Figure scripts
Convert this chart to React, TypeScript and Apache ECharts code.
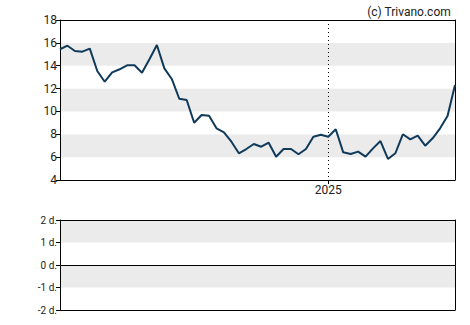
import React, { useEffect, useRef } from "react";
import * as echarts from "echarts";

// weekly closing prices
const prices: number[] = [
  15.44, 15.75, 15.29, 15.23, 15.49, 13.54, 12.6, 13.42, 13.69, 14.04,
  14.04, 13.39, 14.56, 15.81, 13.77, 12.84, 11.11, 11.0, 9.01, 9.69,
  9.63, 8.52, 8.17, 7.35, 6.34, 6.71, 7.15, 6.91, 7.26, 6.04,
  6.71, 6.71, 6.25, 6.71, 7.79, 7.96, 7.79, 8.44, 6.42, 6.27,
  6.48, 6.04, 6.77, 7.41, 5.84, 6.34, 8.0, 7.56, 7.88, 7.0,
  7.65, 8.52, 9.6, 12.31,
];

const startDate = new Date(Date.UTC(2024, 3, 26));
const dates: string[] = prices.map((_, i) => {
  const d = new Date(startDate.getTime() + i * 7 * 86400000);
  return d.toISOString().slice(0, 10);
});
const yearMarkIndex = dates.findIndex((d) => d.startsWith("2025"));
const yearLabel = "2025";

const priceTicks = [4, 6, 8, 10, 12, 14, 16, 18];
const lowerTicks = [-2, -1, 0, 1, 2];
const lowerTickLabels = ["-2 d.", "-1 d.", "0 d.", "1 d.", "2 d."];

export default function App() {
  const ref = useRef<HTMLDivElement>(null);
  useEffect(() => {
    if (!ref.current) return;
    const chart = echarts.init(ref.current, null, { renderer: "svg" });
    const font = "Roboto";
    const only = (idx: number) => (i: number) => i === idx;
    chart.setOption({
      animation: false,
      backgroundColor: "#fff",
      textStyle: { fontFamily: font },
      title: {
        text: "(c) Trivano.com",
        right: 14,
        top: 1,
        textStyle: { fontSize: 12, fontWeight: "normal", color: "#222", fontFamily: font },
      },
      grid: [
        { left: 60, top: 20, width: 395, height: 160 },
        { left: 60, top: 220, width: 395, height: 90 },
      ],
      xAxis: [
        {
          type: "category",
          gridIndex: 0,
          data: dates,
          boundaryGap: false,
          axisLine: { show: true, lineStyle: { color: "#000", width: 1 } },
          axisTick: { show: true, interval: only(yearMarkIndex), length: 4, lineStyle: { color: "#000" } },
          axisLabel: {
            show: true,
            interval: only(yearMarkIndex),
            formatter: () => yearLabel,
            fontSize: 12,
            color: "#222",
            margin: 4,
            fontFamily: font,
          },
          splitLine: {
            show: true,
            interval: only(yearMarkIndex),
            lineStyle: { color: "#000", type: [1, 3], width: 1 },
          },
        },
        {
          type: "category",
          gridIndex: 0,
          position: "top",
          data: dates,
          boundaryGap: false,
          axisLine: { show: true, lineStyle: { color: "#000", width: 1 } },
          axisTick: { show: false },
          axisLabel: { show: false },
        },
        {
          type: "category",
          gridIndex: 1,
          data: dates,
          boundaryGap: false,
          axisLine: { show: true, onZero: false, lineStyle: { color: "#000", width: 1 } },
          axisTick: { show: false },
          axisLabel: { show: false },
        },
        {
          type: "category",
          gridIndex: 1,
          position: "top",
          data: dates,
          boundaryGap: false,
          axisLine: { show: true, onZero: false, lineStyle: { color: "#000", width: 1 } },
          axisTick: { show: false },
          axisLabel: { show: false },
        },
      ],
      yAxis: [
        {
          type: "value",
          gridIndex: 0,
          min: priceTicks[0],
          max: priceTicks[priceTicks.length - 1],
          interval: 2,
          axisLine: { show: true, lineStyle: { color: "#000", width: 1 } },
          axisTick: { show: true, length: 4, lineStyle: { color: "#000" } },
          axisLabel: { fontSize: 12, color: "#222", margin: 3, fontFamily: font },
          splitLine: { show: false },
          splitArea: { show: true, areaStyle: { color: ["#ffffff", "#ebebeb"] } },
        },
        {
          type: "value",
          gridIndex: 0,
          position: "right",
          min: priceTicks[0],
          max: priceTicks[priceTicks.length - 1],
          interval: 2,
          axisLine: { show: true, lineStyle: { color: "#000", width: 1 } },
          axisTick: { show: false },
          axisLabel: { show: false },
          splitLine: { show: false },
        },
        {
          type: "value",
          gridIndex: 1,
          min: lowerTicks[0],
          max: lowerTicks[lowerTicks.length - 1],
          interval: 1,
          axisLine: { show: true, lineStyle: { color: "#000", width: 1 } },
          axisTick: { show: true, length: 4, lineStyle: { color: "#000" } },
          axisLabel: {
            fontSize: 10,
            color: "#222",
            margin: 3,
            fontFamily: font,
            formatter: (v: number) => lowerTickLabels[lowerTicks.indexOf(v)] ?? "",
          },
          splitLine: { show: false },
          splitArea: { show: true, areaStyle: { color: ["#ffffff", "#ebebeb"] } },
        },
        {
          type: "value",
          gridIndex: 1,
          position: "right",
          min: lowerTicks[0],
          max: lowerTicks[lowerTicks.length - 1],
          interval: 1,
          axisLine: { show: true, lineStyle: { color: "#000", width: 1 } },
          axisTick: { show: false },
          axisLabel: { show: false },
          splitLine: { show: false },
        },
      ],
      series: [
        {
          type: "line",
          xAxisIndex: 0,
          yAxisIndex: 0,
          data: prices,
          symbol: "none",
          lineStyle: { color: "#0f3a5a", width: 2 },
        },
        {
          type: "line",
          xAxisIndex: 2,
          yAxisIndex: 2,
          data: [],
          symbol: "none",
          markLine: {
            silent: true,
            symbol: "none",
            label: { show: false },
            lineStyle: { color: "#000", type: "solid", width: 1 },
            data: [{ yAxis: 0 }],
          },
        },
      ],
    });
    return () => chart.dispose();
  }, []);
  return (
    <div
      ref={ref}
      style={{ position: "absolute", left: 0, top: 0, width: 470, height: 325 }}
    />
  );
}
--
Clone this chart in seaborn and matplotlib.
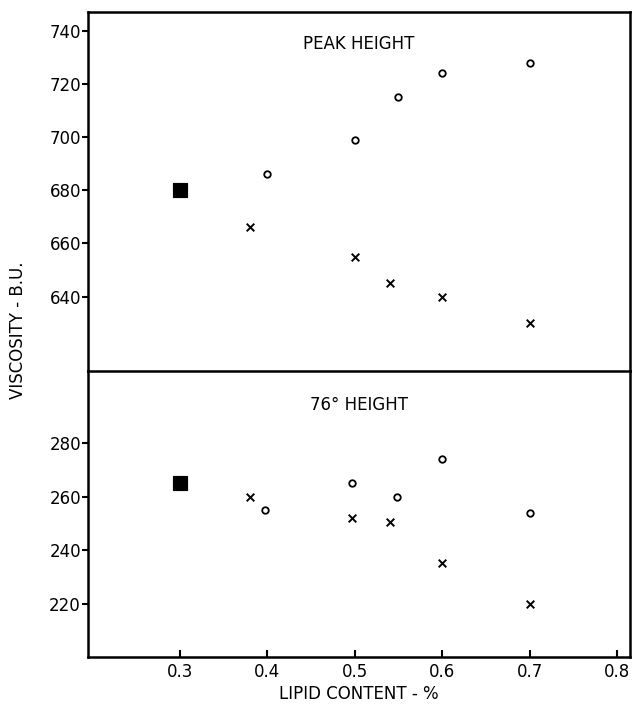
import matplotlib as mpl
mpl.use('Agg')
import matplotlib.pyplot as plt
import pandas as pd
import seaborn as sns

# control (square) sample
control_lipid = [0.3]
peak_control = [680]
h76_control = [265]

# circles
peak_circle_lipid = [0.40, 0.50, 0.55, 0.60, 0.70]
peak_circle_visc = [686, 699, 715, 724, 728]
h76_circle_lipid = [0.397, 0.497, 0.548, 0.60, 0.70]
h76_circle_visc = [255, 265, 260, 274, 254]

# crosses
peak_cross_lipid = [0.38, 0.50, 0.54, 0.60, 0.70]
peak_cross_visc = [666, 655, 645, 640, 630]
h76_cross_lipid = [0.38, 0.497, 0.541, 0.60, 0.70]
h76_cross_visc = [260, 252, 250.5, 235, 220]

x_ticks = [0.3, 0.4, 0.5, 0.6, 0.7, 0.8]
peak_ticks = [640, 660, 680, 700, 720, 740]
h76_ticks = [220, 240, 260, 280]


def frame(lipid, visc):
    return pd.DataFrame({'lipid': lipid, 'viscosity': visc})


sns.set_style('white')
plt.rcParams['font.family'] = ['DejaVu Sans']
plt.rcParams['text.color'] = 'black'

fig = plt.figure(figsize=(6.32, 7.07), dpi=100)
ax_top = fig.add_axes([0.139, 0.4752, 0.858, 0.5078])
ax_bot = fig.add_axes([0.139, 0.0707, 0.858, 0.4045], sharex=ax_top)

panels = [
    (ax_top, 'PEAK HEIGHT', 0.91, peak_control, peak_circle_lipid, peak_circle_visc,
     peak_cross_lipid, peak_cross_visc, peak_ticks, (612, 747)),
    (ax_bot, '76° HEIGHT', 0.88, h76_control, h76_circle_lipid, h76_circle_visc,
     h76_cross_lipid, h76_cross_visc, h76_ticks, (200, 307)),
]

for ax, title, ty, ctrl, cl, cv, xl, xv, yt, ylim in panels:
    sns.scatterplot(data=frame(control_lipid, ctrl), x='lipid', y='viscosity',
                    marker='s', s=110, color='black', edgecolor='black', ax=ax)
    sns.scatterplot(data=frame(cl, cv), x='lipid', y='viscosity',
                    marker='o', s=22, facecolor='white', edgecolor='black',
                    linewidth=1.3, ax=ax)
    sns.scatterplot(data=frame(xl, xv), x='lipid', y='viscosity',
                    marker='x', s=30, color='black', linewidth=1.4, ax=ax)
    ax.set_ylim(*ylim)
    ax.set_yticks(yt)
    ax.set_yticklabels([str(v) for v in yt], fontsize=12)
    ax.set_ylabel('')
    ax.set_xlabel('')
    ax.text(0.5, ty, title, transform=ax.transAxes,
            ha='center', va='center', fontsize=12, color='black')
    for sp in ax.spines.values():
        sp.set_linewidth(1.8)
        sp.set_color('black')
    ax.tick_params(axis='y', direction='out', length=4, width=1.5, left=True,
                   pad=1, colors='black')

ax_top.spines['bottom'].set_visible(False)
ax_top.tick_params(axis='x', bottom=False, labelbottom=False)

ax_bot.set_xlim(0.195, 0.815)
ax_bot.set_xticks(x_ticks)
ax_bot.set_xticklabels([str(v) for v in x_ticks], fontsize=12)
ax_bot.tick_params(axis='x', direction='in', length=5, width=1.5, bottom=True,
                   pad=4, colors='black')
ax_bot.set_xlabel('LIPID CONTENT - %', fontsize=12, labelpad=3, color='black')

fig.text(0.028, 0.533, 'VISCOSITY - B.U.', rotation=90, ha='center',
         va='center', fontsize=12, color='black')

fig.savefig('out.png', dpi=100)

Challenge
Using the listing above, repeat word for word each line from the one with "Convert this chart" down to the one with "import * as", both included. Omit all pictures.

Answer for this exercise
Convert this chart to React, TypeScript and Apache ECharts code.
import React, { useEffect, useRef } from "react";
import * as echarts from "echarts";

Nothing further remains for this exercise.